Josiah McElheny: Observations at Night
New York CityJames Cohan Gallery
September 6 – October 19, 2019
The evening of September 11th I sat on the smooth concrete floor of James Cohan’s new gallery in Tribeca to take in a performance by Hamid Al-Saadi and Amir ElSaffar. The two musicians sat in front of Josiah McElheny’s Moon Mirror (2019), a semi-circular structure composed of squares of blue prismatic glass set in a stainless-steel frame. The Moon Mirror is intended to evoke our moon, rising or sinking below the horizon, triggering an awareness of liminal phases and thereby a sense of openness and possibility. That night ElSaffar accompanied Al-Saadi on a hammer dulcimer as the scholar and singer of the Iraqi maqam filled the room with vocal melodies that expressed an emotional range I felt I understood even if the singer’s words were inaccessible to me.
Observations at Night is McElheny’s first solo exhibition with James Cohan and the artist’s Moon Mirror is activated regularly by performers who have been invited by the interdisciplinary non-profit platform Blank Forms to transform the sculptural space into a stage. This gesture gives the work a purpose and connects it to McElheny’s 2017 Madison Square Park installation where a similar wall was employed as a backdrop for staged performances. In both cases, the sculptural object is also an architectural form that becomes the setting for the creative expressions of other people. It’s an artwork that embodies the essence of transitionary identities and corresponds conceptually with Three Twilight Labyrinths (2019), a triptych of mirrored dioramas set into one wall that appear to shift in perspective as one moves past them. Here, McElheny suspends the notion that there is anything other than liminal space, as the artwork denies the stability of any fixed position.
McElheny debuts two new series of work in this show: “Observations” and “Lunar Waxing/Waning.” Both series involve similar materials and appeal to watchers of the night sky. Of the “Observation” series, the most complex is Seven Observations for June Tyson (2019), which infuses an otherwise formal handling of material with historical voltage and connects the object—through reference to the famous singer—with the performances that occur before McElheny’s Moon Mirror. The other works in the “Observations” series function like variations on a theme, each including one piece of “mico-mosaic” glass embedded into a darkly painted surface.
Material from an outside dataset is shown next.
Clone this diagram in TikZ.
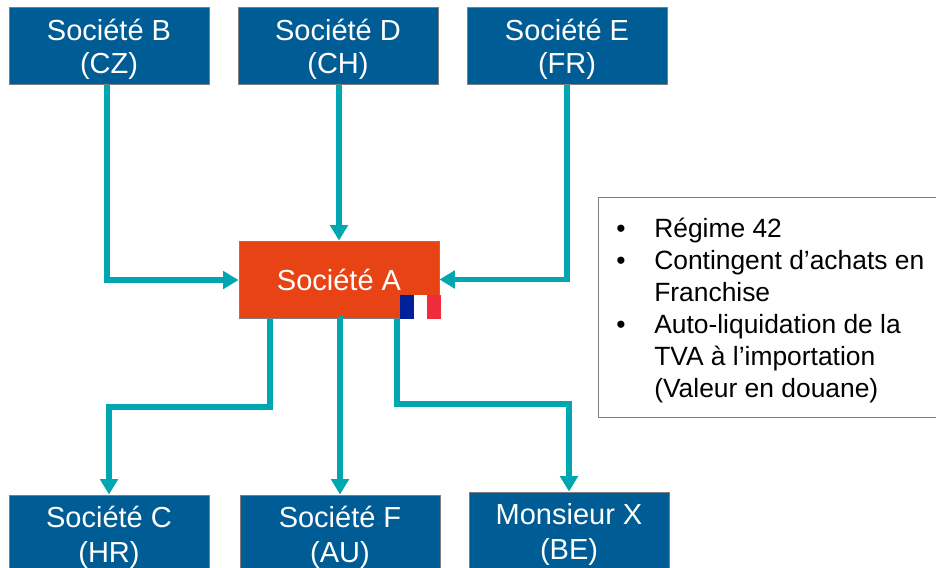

The compositions of these mico-mosaics evoke galaxies seen through telescopes. They give the sense of infinite area compressed into an object the size of a dinner plate; they are mesmerizing.
“Lunar Waxing/Waning” is the new work that impressed me most. Two darkly painted wood panels are presented side by side, each with a pearly glass disk inserted into the surface of the panel. The disks are not quite round and seem to both reflect light and absorb it, depending on where one stands. The deep anchor of the distant cosmos in the “Observations” series is traded here for a compelling and unique representation of our moon. Like Moon Mirror, it is left open whether the “moons” in these pieces are rising or sinking, growing fatter or becoming slivers. What is evident is that they too are calling up a moment of movement, of transition, and do so in a way that makes the intellectual structure of the show obviously circular, phase-based, and bound to temporalities whose principle characteristic is to be always in state of change.
McElheny’s Observations at Night is about the sky, or to be more precise, about the act of looking at the sky after the sun has set. And when one considers all the reasons humans have had—and continue to have—to look up at the night sky, one imagines an infinite variety churning within a set of known possibilities. It is this that pushes McElheny’s show past a statement and into an expression of potential—one that is renewed every night a performer takes the Moon Mirror stage.